RUSTFLAGS="--emit=llvm-bc" cargo +enzyme -Z build-std rustc --target x86_64-unknown-linux-gnu -- --emit=llvm-bc -g -C opt-level=3 -Zno-link 

followed by

RUSTFLAGS="--emit=llvm-bc" cargo +enzyme -Z build-std rustc --target x86_64-unknown-linux-gnu -- --emit=llvm-bc -g -C opt-level=3

Notice the -Zno-link in the first run. This is necessary, since Enzyme didn't had a chance to create the functions yet. Not using no-link would result in compilation failure, since cargo would be missing the definition for those functions.

Inside of my library I'm doing some simple checks to see whether this is the first, or the second compilation run. If it's the first run I just return from my build script and let cargo do it's compilation. If it is the second compilation run,
I look for all *.bc files, run llvm-link on them, read the merged.bc file and run enzyme on it. After some symbol magic I create an archive which just contains the function generated by enzyme. Afterwards I hand over the compilation process to cargo again and just ask it to link the new archive.
When compiling your crate, cargo will first download and compile all of your dependencies. You can tell cargo to compile your dependencies with some extra flags. There is however no way to tell enzyme to compile some (or any) of your dependencies twice.

Some alternatives we considered (and dropped) include:

  1. Calling cargo inside of our build-script to manually take over the compilation of dependencies. Cargo places a lock, so you can't run cargo in the same location because it would deadlock. Don't ask me how I know.
  2. Automatically copying dependencies using Enzyme into a tmp dir. There I can spawn a cargo process to compile them there (twice) and move the relevant artifacts back, hoping that the main cargo process will pick them up.
  3. Call rustc from our build file (because it doesn't create a lock, it won't interfere with cargo). Along the way re-implement cargo to solve dependency chains and such things.

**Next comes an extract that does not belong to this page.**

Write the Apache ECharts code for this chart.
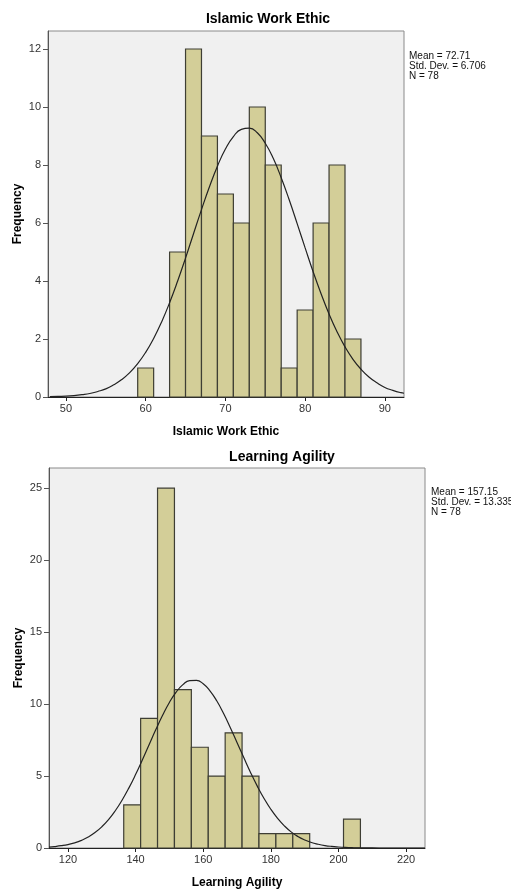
<!DOCTYPE html>
<html lang="en">
<head>
    <meta charset="UTF-8">
    <title>Histograms</title>
    <script src="https://cdn.jsdelivr.net/npm/echarts@6/dist/echarts.min.js"></script>
    <style>
        html, body { margin: 0; padding: 0; background: #fff; }
    </style>
</head>
<body>
<div id="main" style="width:511px;height:890px;"></div>
<script type="text/javascript">
    // Islamic Work Ethic: bin edges (width 2) and counts
    var iweBinStart = [59, 63, 65, 67, 69, 71, 73, 75, 77, 79, 81, 83, 85];
    var iweBinWidth = 2;
    var iweCounts = [1, 5, 12, 9, 7, 6, 10, 8, 1, 3, 6, 8, 2];
    // normal curve
    var iweCurveX = [48, 49, 50, 51, 52, 53, 54, 55, 56, 57, 58, 59, 60, 61, 62, 63, 64, 65, 66, 67, 68, 69, 70,
        71, 72, 73, 74, 75, 76, 77, 78, 79, 80, 81, 82, 83, 84, 85, 86, 87, 88, 89, 90, 91, 92, 92.4];
    var iweCurveY = [0.01, 0.02, 0.03, 0.05, 0.08, 0.12, 0.19, 0.28, 0.42, 0.6, 0.84, 1.15, 1.54, 2.02, 2.59, 3.25, 3.99, 4.79, 5.63, 6.46, 7.25, 7.96, 8.55,
        8.98, 9.23, 9.27, 9.11, 8.75, 8.23, 7.56, 6.8, 5.98, 5.14, 4.32, 3.56, 2.86, 2.25, 1.73, 1.3, 0.96, 0.69, 0.49, 0.33, 0.23, 0.15, 0.13];
    var iweXTicks = [50, 60, 70, 80, 90];
    var iweYTicks = [0, 2, 4, 6, 8, 10, 12];

    // Learning Agility: bin edges (width 5) and counts
    var laBinStart = [136.5, 141.5, 146.5, 151.5, 156.5, 161.5, 166.5, 171.5, 176.5, 181.5, 186.5, 201.5];
    var laBinWidth = 5;
    var laCounts = [3, 9, 25, 11, 7, 5, 8, 5, 1, 1, 1, 2];
    var laCurveX = [114.4, 116, 118, 120, 122, 124, 126, 128, 130, 132, 134, 136, 138, 140, 142, 144, 146, 148, 150, 152, 154, 156,
        158, 160, 162, 164, 166, 168, 170, 172, 174, 176, 178, 180, 182, 184, 186, 188, 190, 192, 194, 196, 198, 200, 202, 204, 206, 208, 212, 218, 225.6];
    var laCurveY = [0.06, 0.1, 0.16, 0.24, 0.36, 0.53, 0.76, 1.07, 1.47, 1.97, 2.59, 3.32, 4.16, 5.1, 6.12, 7.18, 8.23, 9.22, 10.11, 10.83, 11.35, 11.63,
        11.65, 11.41, 10.92, 10.23, 9.36, 8.38, 7.33, 6.28, 5.25, 4.3, 3.44, 2.69, 2.06, 1.54, 1.12, 0.8, 0.56, 0.38, 0.26, 0.17, 0.11, 0.07, 0.04, 0.02, 0.01, 0.01, 0, 0, 0];
    var laXTicks = [120, 140, 160, 180, 200, 220];
    var laYTicks = [0, 5, 10, 15, 20, 25];

    var myChart = echarts.init(document.getElementById('main'));
    var font = 'Liberation Sans, Arial, sans-serif';

    function bins(starts, width, counts) {
        return starts.map(function (s, i) { return [s, s + width, counts[i]]; });
    }
    function zip(xs, ys) {
        return xs.map(function (x, i) { return [x, ys[i]]; });
    }
    function renderBar(params, api) {
        var p0 = api.coord([api.value(0), api.value(2)]);
        var p1 = api.coord([api.value(1), 0]);
        return {
            type: 'rect',
            shape: { x: p0[0], y: p0[1], width: p1[0] - p0[0], height: p1[1] - p0[1] },
            style: { fill: '#d3ce98', stroke: '#3e3e34', lineWidth: 1.2 }
        };
    }
    function xAxis(idx, min, max, ticks, name) {
        return {
            type: 'value', gridIndex: idx, min: min, max: max,
            name: name, nameLocation: 'middle', nameGap: 29, nameMoveOverlap: false,
            nameTextStyle: { fontFamily: font, fontWeight: 'bold', fontSize: 12, color: '#000' },
            splitLine: { show: false },
            axisLine: { lineStyle: { color: '#222', width: 1 } },
            axisTick: { length: 4, lineStyle: { color: '#222' }, customValues: ticks },
            axisLabel: { fontFamily: font, fontSize: 11, color: '#333', margin: 6, customValues: ticks }
        };
    }
    function yAxis(idx, max, ticks) {
        return {
            type: 'value', gridIndex: idx, min: 0, max: max,
            name: 'Frequency', nameLocation: 'middle', nameGap: 24, nameRotate: 90, nameMoveOverlap: false,
            nameTextStyle: { fontFamily: font, fontWeight: 'bold', fontSize: 12, color: '#000' },
            splitLine: { show: false },
            axisLine: { show: true, lineStyle: { color: '#555', width: 1 } },
            axisTick: { length: 5, lineStyle: { color: '#555' }, customValues: ticks },
            axisLabel: { fontFamily: font, fontSize: 11, color: '#333', margin: 7, customValues: ticks }
        };
    }

    var option = {
        animation: false,
        grid: [
            { left: 48, top: 31, width: 356, height: 366, outerBoundsMode: 'none', show: true, backgroundColor: '#f0f0f0', borderColor: '#8a8a8a', borderWidth: 1 },
            { left: 49, top: 468, width: 376, height: 380, outerBoundsMode: 'none', show: true, backgroundColor: '#f0f0f0', borderColor: '#8a8a8a', borderWidth: 1 }
        ],
        xAxis: [
            xAxis(0, 47.75, 92.4, iweXTicks, 'Islamic Work Ethic'),
            xAxis(1, 114.4, 225.6, laXTicks, 'Learning Agility')
        ],
        yAxis: [
            yAxis(0, 12.62, iweYTicks),
            yAxis(1, 26.4, laYTicks)
        ],
        graphic: [
            { type: 'text', x: 268, y: 19, style: { text: 'Islamic Work Ethic', font: 'bold 14px ' + font, fill: '#000', align: 'center', verticalAlign: 'middle' } },
            { type: 'text', x: 282, y: 457, style: { text: 'Learning Agility', font: 'bold 14px ' + font, fill: '#000', align: 'center', verticalAlign: 'middle' } },
            { type: 'text', x: 409, y: 51, style: { text: 'Mean = 72.71\nStd. Dev. = 6.706\nN = 78', font: '10px ' + font, lineHeight: 10, fill: '#111' } },
            { type: 'text', x: 431, y: 487, style: { text: 'Mean = 157.15\nStd. Dev. = 13.335\nN = 78', font: '10px ' + font, lineHeight: 10, fill: '#111' } }
        ],
        series: [
            {
                type: 'custom', xAxisIndex: 0, yAxisIndex: 0, z: 2,
                renderItem: renderBar, encode: { x: [0, 1], y: 2 },
                data: bins(iweBinStart, iweBinWidth, iweCounts)
            },
            {
                type: 'line', xAxisIndex: 0, yAxisIndex: 0, z: 10, smooth: true, symbol: 'none',
                lineStyle: { color: '#222', width: 1.2 },
                data: zip(iweCurveX, iweCurveY)
            },
            {
                type: 'custom', xAxisIndex: 1, yAxisIndex: 1, z: 2,
                renderItem: renderBar, encode: { x: [0, 1], y: 2 },
                data: bins(laBinStart, laBinWidth, laCounts)
            },
            {
                type: 'line', xAxisIndex: 1, yAxisIndex: 1, z: 10, smooth: true, symbol: 'none',
                lineStyle: { color: '#222', width: 1.2 },
                data: zip(laCurveX, laCurveY)
            }
        ]
    };
    myChart.setOption(option);
</script>
</body>
</html>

If you happen to know a better alternative to this setup I'd be happy to switch.
I should however note that issues around the c-abi are at least similar severe (in my opinion) and then we also use incomplete debug output (-g flag) to estimate how the memory layout of Rust types looks like.
With the current implementation we have no clear path to solve any of these three issues, so we are currently working on
a pre-rfc to discuss an alternative implementation.